Request
Omit any picture, and return the remaining data exactly as written.

[Start of Data block]

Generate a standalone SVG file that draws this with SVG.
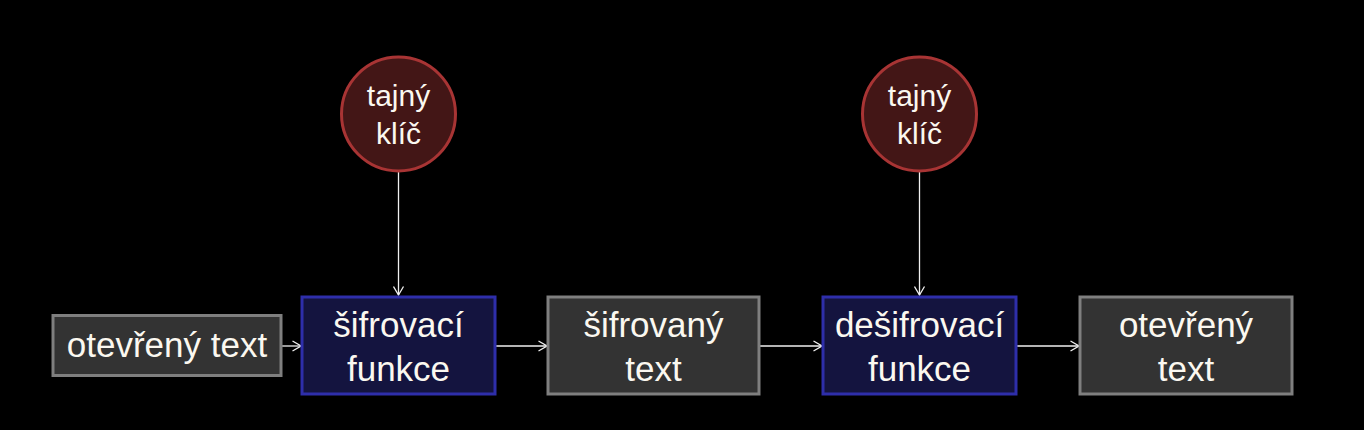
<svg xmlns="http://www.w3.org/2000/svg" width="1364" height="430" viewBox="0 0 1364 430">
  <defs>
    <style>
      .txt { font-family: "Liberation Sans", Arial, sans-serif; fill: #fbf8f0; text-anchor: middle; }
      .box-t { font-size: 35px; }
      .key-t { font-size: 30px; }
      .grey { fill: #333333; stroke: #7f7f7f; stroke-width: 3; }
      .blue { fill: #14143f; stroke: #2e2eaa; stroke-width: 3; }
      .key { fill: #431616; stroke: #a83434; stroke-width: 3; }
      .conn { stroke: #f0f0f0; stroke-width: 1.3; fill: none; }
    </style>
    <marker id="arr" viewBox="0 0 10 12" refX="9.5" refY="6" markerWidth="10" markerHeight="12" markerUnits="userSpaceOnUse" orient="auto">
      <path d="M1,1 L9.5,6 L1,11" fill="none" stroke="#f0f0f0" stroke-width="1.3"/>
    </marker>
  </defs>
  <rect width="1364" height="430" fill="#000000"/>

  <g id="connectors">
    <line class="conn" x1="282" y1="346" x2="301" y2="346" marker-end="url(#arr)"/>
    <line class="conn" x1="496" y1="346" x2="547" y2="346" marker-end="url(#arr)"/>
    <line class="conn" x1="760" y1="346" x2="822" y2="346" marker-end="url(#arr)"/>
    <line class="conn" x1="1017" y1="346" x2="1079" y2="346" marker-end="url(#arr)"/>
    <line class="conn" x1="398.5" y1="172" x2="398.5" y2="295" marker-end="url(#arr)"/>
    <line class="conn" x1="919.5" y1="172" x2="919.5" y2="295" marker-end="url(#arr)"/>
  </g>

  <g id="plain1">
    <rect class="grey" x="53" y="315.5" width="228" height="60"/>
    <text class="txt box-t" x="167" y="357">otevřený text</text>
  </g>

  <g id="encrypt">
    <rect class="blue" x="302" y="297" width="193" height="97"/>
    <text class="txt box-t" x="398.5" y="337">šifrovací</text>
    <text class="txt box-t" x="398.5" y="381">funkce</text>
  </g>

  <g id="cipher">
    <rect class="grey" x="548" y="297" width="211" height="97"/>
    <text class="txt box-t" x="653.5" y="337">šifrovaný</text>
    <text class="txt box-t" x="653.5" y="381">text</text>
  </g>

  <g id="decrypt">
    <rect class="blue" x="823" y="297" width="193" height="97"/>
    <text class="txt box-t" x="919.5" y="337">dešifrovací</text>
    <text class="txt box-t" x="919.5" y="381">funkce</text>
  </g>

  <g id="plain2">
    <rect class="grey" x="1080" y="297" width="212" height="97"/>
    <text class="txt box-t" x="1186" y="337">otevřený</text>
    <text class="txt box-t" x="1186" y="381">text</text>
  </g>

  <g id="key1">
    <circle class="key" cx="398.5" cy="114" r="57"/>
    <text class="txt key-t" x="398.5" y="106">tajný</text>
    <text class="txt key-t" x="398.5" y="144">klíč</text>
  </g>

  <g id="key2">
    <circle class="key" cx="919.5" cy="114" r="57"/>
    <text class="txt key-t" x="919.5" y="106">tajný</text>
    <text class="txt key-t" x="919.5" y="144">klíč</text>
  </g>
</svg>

[End of Data block]

Written response
Generate a standalone SVG file that draws this with SVG.
<svg xmlns="http://www.w3.org/2000/svg" width="1364" height="430" viewBox="0 0 1364 430">
  <defs>
    <style>
      .txt { font-family: "Liberation Sans", Arial, sans-serif; fill: #fbf8f0; text-anchor: middle; }
      .box-t { font-size: 35px; }
      .key-t { font-size: 30px; }
      .grey { fill: #333333; stroke: #7f7f7f; stroke-width: 3; }
      .blue { fill: #14143f; stroke: #2e2eaa; stroke-width: 3; }
      .key { fill: #431616; stroke: #a83434; stroke-width: 3; }
      .conn { stroke: #f0f0f0; stroke-width: 1.3; fill: none; }
    </style>
    <marker id="arr" viewBox="0 0 10 12" refX="9.5" refY="6" markerWidth="10" markerHeight="12" markerUnits="userSpaceOnUse" orient="auto">
      <path d="M1,1 L9.5,6 L1,11" fill="none" stroke="#f0f0f0" stroke-width="1.3"/>
    </marker>
  </defs>
  <rect width="1364" height="430" fill="#000000"/>

  <g id="connectors">
    <line class="conn" x1="282" y1="346" x2="301" y2="346" marker-end="url(#arr)"/>
    <line class="conn" x1="496" y1="346" x2="547" y2="346" marker-end="url(#arr)"/>
    <line class="conn" x1="760" y1="346" x2="822" y2="346" marker-end="url(#arr)"/>
    <line class="conn" x1="1017" y1="346" x2="1079" y2="346" marker-end="url(#arr)"/>
    <line class="conn" x1="398.5" y1="172" x2="398.5" y2="295" marker-end="url(#arr)"/>
    <line class="conn" x1="919.5" y1="172" x2="919.5" y2="295" marker-end="url(#arr)"/>
  </g>

  <g id="plain1">
    <rect class="grey" x="53" y="315.5" width="228" height="60"/>
    <text class="txt box-t" x="167" y="357">otevřený text</text>
  </g>

  <g id="encrypt">
    <rect class="blue" x="302" y="297" width="193" height="97"/>
    <text class="txt box-t" x="398.5" y="337">šifrovací</text>
    <text class="txt box-t" x="398.5" y="381">funkce</text>
  </g>

  <g id="cipher">
    <rect class="grey" x="548" y="297" width="211" height="97"/>
    <text class="txt box-t" x="653.5" y="337">šifrovaný</text>
    <text class="txt box-t" x="653.5" y="381">text</text>
  </g>

  <g id="decrypt">
    <rect class="blue" x="823" y="297" width="193" height="97"/>
    <text class="txt box-t" x="919.5" y="337">dešifrovací</text>
    <text class="txt box-t" x="919.5" y="381">funkce</text>
  </g>

  <g id="plain2">
    <rect class="grey" x="1080" y="297" width="212" height="97"/>
    <text class="txt box-t" x="1186" y="337">otevřený</text>
    <text class="txt box-t" x="1186" y="381">text</text>
  </g>

  <g id="key1">
    <circle class="key" cx="398.5" cy="114" r="57"/>
    <text class="txt key-t" x="398.5" y="106">tajný</text>
    <text class="txt key-t" x="398.5" y="144">klíč</text>
  </g>

  <g id="key2">
    <circle class="key" cx="919.5" cy="114" r="57"/>
    <text class="txt key-t" x="919.5" y="106">tajný</text>
    <text class="txt key-t" x="919.5" y="144">klíč</text>
  </g>
</svg>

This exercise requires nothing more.